Example 3: We have been hearing a lot about "Assault Weapons" the last couple decades. Is not any weapon considered an assault weapon? The last time I looked up the term, assault, in the dictionary--just now is so happens--the term meant "any violent attack, as an act, speech, or writing.  ...bodily injury to another. Rape, and so on." Weapon is defined as "any implement for fighting or warfare. Any means that may be used against an adversary: verbal weapons. The sting, claw, spur etc., of an animal". Interestingly, "defensive" is defined as, Intended or suitable for defense." It seems clear to me that weapons are not the sole property of those with a prerogative to assault their neighbors. I, for one, own defensive weapons. It does not matter if they are knives, swords, guns, or even my fists. Each of these weapons can be used for offense, but I live my life in a Christian attitude that allows force to be used in strictly defensive ways. It seriously matters to me how many rounds my magazines hold if my weapons are to be used for defense. If someone or some people want to do me or mine bodily harm, I want to be as sure as I can be that I have as many rounds possible to stop any possible threat. The progressive left can call it what they want, but I know that any weapon I and other law-abiding citizens possess are not "Assault Weapons" but Defensive Weapons".

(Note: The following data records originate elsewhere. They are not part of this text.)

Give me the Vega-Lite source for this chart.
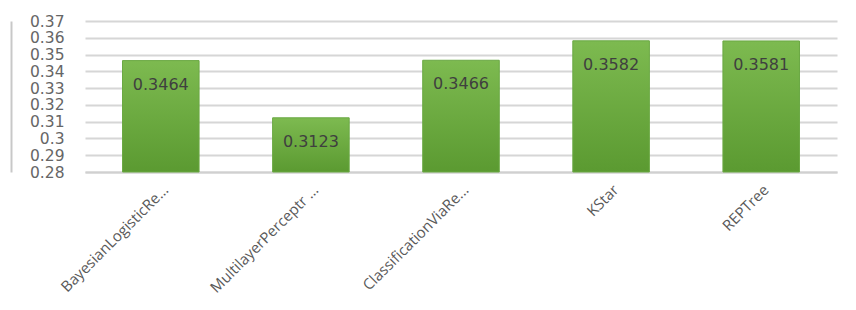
{
  "$schema": "https://vega.github.io/schema/vega-lite/v6.json",
  "width": 752,
  "height": 151,
  "padding": {"left": 11, "top": 14, "right": 18, "bottom": 0},
  "background": "white",
  "config": {"view": {"stroke": null}},
  "data": {"values": [
    {"model": "BayesianLogisticRe...", "value": 0.3464},
    {"model": "MultilayerPerceptr ...", "value": 0.3123},
    {"model": "ClassificationViaRe...", "value": 0.3466},
    {"model": "KStar", "value": 0.3582},
    {"model": "REPTree", "value": 0.3581}
  ]},
  "encoding": {
    "x": {"field": "model", "type": "nominal", "sort": null,
      "scale": {"paddingInner": 0.49, "paddingOuter": 0.25},
      "axis": {"title": null, "labelAngle": -45, "labelFont": "Open Sans", "labelFontSize": 15,
        "labelColor": "#595959", "ticks": false, "domain": true, "domainColor": "#d0d0d0", "domainWidth": 2,
        "labelPadding": 10, "labelDx": 10, "labelLimit": 300}}
  },
  "layer": [
    {
      "encoding": {
        "y": {"field": "value", "type": "quantitative",
          "scale": {"domain": [0.28, 0.37], "zero": false, "nice": false},
          "axis": {"title": null, "values": [0.28, 0.29, 0.3, 0.31, 0.32, 0.33, 0.34, 0.35, 0.36, 0.37],
            "format": ".2~f", "labelFont": "DejaVu Sans", "labelFontSize": 15.5, "labelColor": "#666666",
            "ticks": false, "domain": false, "labelPadding": 21,
            "gridColor": "#d6d6d6", "gridWidth": 2}}
      },
      "layer": [
        {"mark": {"type": "bar", "stroke": "#6aa843", "strokeWidth": 1,
          "color": {"gradient": "linear", "x1": 0, "y1": 0, "x2": 0, "y2": 1,
            "stops": [{"offset": 0, "color": "#7dba50"}, {"offset": 1, "color": "#5b9a31"}]}},
         "encoding": {"y2": {"datum": 0.28}}},
        {"mark": {"type": "text", "dy": 24, "font": "DejaVu Sans", "fontSize": 16, "color": "#3f3f3f"},
         "encoding": {"text": {"field": "value", "type": "quantitative", "format": ".4f"}}}
      ]
    },
    {
      "mark": {"type": "rule", "opacity": 0},
      "encoding": {
        "y": {"field": "value", "type": "quantitative",
          "scale": {"domain": [0.28, 0.37], "zero": false, "nice": false},
          "axis": {"orient": "left", "title": null, "labels": false, "ticks": false, "grid": false,
            "domain": true, "domainColor": "#c8c8c8", "domainWidth": 2, "offset": 74}}
      }
    }
  ],
  "resolve": {"scale": {"y": "independent"}}
}
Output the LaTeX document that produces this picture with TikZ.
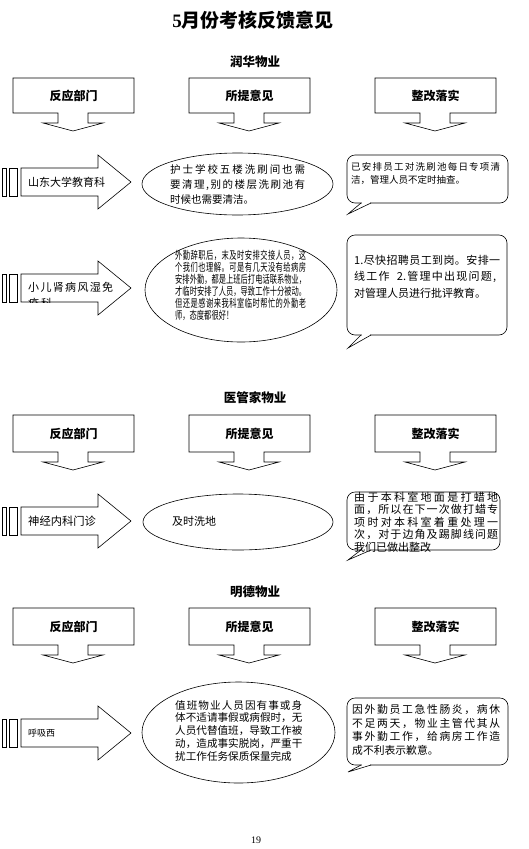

These are not all of the examples I could draw upon, but they are sufficient, I think, to make my point. The progressive left co-opts language to create straw man arguments, like "pro-choice" when it ignores the value of the unborn and neglects to allow the unborn any choice. They realize that "pro-abortion", though more accurate, is a less harsh terms and is less offensive to the ignorant masses to whom they depend for votes. Language is the best way to make accurate and precise arguments and it is also the best way to muddy the water and distract from the true points. We should not let the left have their way with our language. Our language is virtually under assault, and as we have learned from the dictionary, assault can be rape and weapons can be verbal. So, I guess you might say English language has been ravaged.